PP Postelsiar belum tegas terhadap pemain Over The Top (OTT) asing. Bahkan luput soal pajak digital.
PINUSI.COM – PP Postelsiar atau Peraturan Pemerintah Nomor 46 Tahun 2021 tentang Pos, Telekomunikasi dan Penyiaran, adalah satu dari 49 peraturan turunan dari Undang-undang Nomor 11 Tahun 2020 tentang Cipta Kerja, yang telah pemerintah terbitkan.
Kehadiran PP ini pun langsung tuai kritikan dari beberapa kalangan. Karena memberi keleluasaan bagi para pelaku usaha Over The Top (OTT) asing dalam membesarkan bisnisnya di Indonesia. Seperti yang disampaikan Doni Ismanto dari Indotelko Forum.
Doni menyampaikan, meski ada ketegasan ke para pelaku OTT asing soal presensi berbasis traffic, subscriber dan revenue, namun PP Postelsiar ini memiliki kecenderungan lebih ke arah prinsip net neutrality.
Selain itu, dia juga menyoroti soal luputnya PP Postelsiar mengenai pajak digital, yang mana hal tersebut akan makin menguntungkan para OTT asing dalam menjalankan usahanya di pasar sebesar Indonesia. Dengan demikian, negara telah membiarkan devisa mengalir keluar dari Indonesia.
"Negara jelas rugi karena devisa mengalir keluar. Misal kasus Netflix ngga mau CDN sama Telkom, artinya kan belanja bandwidth keluar, dollar AS itu. Belum potensi penerimaan pajak dan lain-lain. Pajak di sini bukan PPn ya, PPn itu konsumen yang bayar," jelasnya.
Sebelumnya, pengamat telekomunikasi Heru Sutadi juga melontarkan kritikan serupa, dengan menyebut PP Postelsiar ini belum tegas terhadap pemain Over The Top (OTT) asing. Heru pun menyoroti Pasal 15 PP Postelsiar.

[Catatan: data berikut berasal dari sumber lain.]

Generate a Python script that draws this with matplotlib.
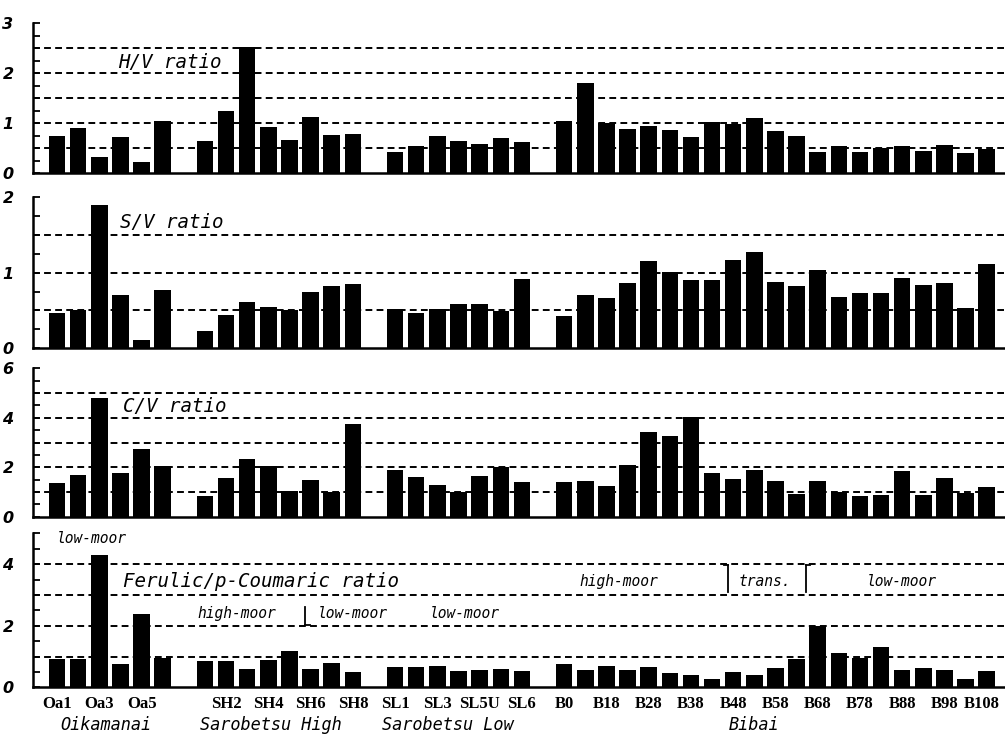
import matplotlib.pyplot as plt
from matplotlib.ticker import FixedLocator, MultipleLocator
from matplotlib.transforms import ScaledTranslation

# sample groups and the sites along the x axis
groups = ['Oikamanai', 'Sarobetsu High', 'Sarobetsu Low', 'Bibai']
group_sizes = [6, 8, 7, 21]
tick_labels = ['Oa1', '', 'Oa3', '', 'Oa5', '',
               '', 'SH2', '', 'SH4', '', 'SH6', '', 'SH8',
               'SL1', '', 'SL3', '', 'SL5U', '', 'SL6',
               'B0', '', 'B18', '', 'B28', '', 'B38', '', 'B48', '', 'B58',
               '', 'B68', '', 'B78', '', 'B88', '', 'B98', '', 'B108']

# lignin phenol ratios
hv_ratio = [0.75, 0.90, 0.33, 0.73, 0.22, 1.05,
            0.65, 1.25, 2.53, 0.92, 0.67, 1.13, 0.76, 0.78,
            0.43, 0.55, 0.74, 0.65, 0.59, 0.71, 0.63,
            1.05, 1.80, 1.00, 0.89, 0.94, 0.87, 0.72, 1.02, 0.99, 1.11, 0.85,
            0.75, 0.43, 0.55, 0.43, 0.50, 0.55, 0.44, 0.56, 0.40, 0.49]
sv_ratio = [0.46, 0.50, 1.90, 0.71, 0.10, 0.77,
            0.23, 0.44, 0.61, 0.55, 0.50, 0.75, 0.83, 0.85,
            0.52, 0.47, 0.52, 0.59, 0.58, 0.49, 0.91,
            0.43, 0.70, 0.67, 0.86, 1.16, 1.01, 0.90, 0.90, 1.17, 1.27, 0.87,
            0.83, 1.03, 0.68, 0.73, 0.73, 0.93, 0.84, 0.86, 0.53, 1.12]
cv_ratio = [1.36, 1.70, 4.79, 1.76, 2.75, 2.04,
            0.83, 1.56, 2.33, 2.04, 1.06, 1.47, 0.99, 3.77,
            1.89, 1.61, 1.30, 0.98, 1.66, 2.01, 1.40,
            1.40, 1.45, 1.23, 2.08, 3.41, 3.28, 4.04, 1.76, 1.53, 1.90, 1.45,
            0.92, 1.45, 0.99, 0.83, 0.87, 1.85, 0.88, 1.57, 0.96, 1.22]
fp_ratio = [0.92, 0.93, 4.31, 0.75, 2.37, 0.96,
            0.86, 0.86, 0.61, 0.90, 1.18, 0.61, 0.79, 0.51,
            0.65, 0.67, 0.68, 0.53, 0.55, 0.58, 0.53,
            0.75, 0.57, 0.69, 0.57, 0.65, 0.48, 0.40, 0.28, 0.51, 0.39, 0.64,
            0.92, 1.99, 1.11, 0.96, 1.32, 0.57, 0.64, 0.57, 0.27, 0.53]

# one empty slot between groups
xpos = []
start = 0
for n in group_sizes:
    xpos.extend(range(start, start + n))
    start += n + 1

mono = 'DejaVu Sans Mono'

fig = plt.figure(figsize=(10.05, 7.37), dpi=100)
W, H = 1005.0, 737.0

# (bottom px, height px, ymax, labelled ticks, minor step, dashed lines, values, title, title pos)
panels = [
    (564.0, 150.0, 3, [0, 1, 2, 3], 0.25, [0.5, 1, 1.5, 2, 2.5], hv_ratio,
     'H/V ratio', (2.9, 2.22)),
    (389.0, 150.6, 2, [0, 1, 2], 0.25, [0.5, 1, 1.5], sv_ratio,
     'S/V ratio', (3.0, 1.67)),
    (220.3, 148.3, 6, [0, 2, 4, 6], 0.5, [1, 2, 3, 4, 5], cv_ratio,
     'C/V ratio', (3.1, 4.46)),
    (49.7, 154.0, 5, [0, 2, 4], 0.5, [1, 2, 3, 4], fp_ratio,
     'Ferulic/p-Coumaric ratio', (3.1, 3.42)),
]

axes = []
for bottom, height, ymax, majors, step, grid, vals, title, tpos in panels:
    ax = fig.add_axes([33 / W, bottom / H, 971 / W, height / H])
    ax.bar(xpos, vals, width=0.78, color='black', zorder=2)
    for g in grid:
        ax.axhline(g, color='black', lw=1.4, ls=(0, (3.5, 2.2)), zorder=1)
    ax.set_xlim(-1.14, 44.82)
    ax.set_ylim(0, ymax)
    ax.yaxis.set_major_locator(FixedLocator(majors))
    ax.yaxis.set_minor_locator(MultipleLocator(step))
    ax.tick_params(axis='y', which='both', direction='in', length=5, width=1.3, pad=14)
    ax.set_yticklabels([str(m) for m in majors], fontsize=11.5, fontweight='bold',
                       style='italic', family='DejaVu Sans')
    ax.set_xticks([])
    for s in ['top', 'right']:
        ax.spines[s].set_visible(False)
    for s in ['left', 'bottom']:
        ax.spines[s].set_linewidth(1.8)
    ax.text(tpos[0], tpos[1], title, fontsize=13.8, family=mono, style='oblique',
            ha='left', va='center')
    axes.append(ax)

ax4 = axes[-1]
ax4.set_xticks(xpos)
ax4.set_xticklabels(tick_labels, fontsize=12, fontweight='bold', family='Liberation Serif')
ax4.tick_params(axis='x', length=0, pad=6)
# pull the last label in from the figure edge
last = ax4.get_xticklabels()[-1]
last.set_transform(last.get_transform() + ScaledTranslation(-5 / 100, 0, fig.dpi_scale_trans))

group_x = [2.3, 10.1, 18.5, 33.0]
for gx, name in zip(group_x, groups):
    ax4.text(gx, -0.245, name, transform=ax4.get_xaxis_transform(), fontsize=12.2,
             family=mono, style='oblique', ha='center', va='center')

# peat type notes
small = dict(fontsize=10.5, family=mono, style='oblique', ha='left', va='center')
ax4.text(0.0, 4.84, 'low-moor', **small)
ax4.text(6.62, 2.41, 'high-moor', **small)
ax4.text(12.35, 2.41, 'low-moor', **small)
ax4.text(17.65, 2.41, 'low-moor', **small)
ax4.text(24.7, 3.42, 'high-moor', **small)
ax4.text(32.27, 3.42, 'trans.', **small)
ax4.text(38.33, 3.42, 'low-moor', **small)
ax4.plot([11.74, 11.74], [2.03, 2.62], color='black', lw=1.3)
ax4.plot([11.74, 11.95], [2.03, 2.03], color='black', lw=1.3)
ax4.plot([31.74, 31.74], [3.09, 3.97], color='black', lw=1.3)
ax4.plot([31.55, 31.74], [3.97, 3.97], color='black', lw=1.3)
ax4.plot([35.45, 35.45], [3.09, 3.97], color='black', lw=1.3)
ax4.plot([35.45, 35.64], [3.97, 3.97], color='black', lw=1.3)

fig.savefig('out.png', dpi=100)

Dia menengarai ada tekanan terhadap pemerintah untuk menghapus kata mewajibkan menjadi tidak wajib dalam hal kerja sama antar pemain asing dan pemain lokal. Dia mengingatkan penerbitan sebuah PP itu memikul fungsi dan peran sebagai yang mengatur dan membina, bukan malah jadi sebaliknya.
“Dalam PP ini menjadi terbalik dan malah Pemerintah lah yang jadi pihak yang diatur oleh penyelenggara OTT karena yang menjadi subyek adalah penyelenggara OTT," ungkap mantan Komisioner BRTI ini.
Kendati begitu, Heru menambahkan, jika bicara soal kebutuhan spektrum frekuensi dengan penggunaan bersama frekuensi, PP Postelsiar sudah menjawab persoalan. Selain itu, di regulasi ini juga pemerintah daerah mendukung perkembangan infrstruktur digital yang memang butuh sekarang ini dan kedepannya.
Sekadar catatan, pasal 15 di PP Postelsiar berbunyi, Pelaku Usaha baik nasional maupun asing yang menjalankan kegiatan usaha melalui internet kepada pengguna di wilayah Indonesia dalam melakukan kerja sama usahanya dengan penyelenggara Jaringan Telekomunikasi dan/atau penyelenggara jasa Telekomunikasi dilaksanakan berdasarkan prinsip adil, wajar, dan non-diskriminatif, serta menjaga kualitas layanan sesuai dengan ketentuan peraturan perundang-undangan.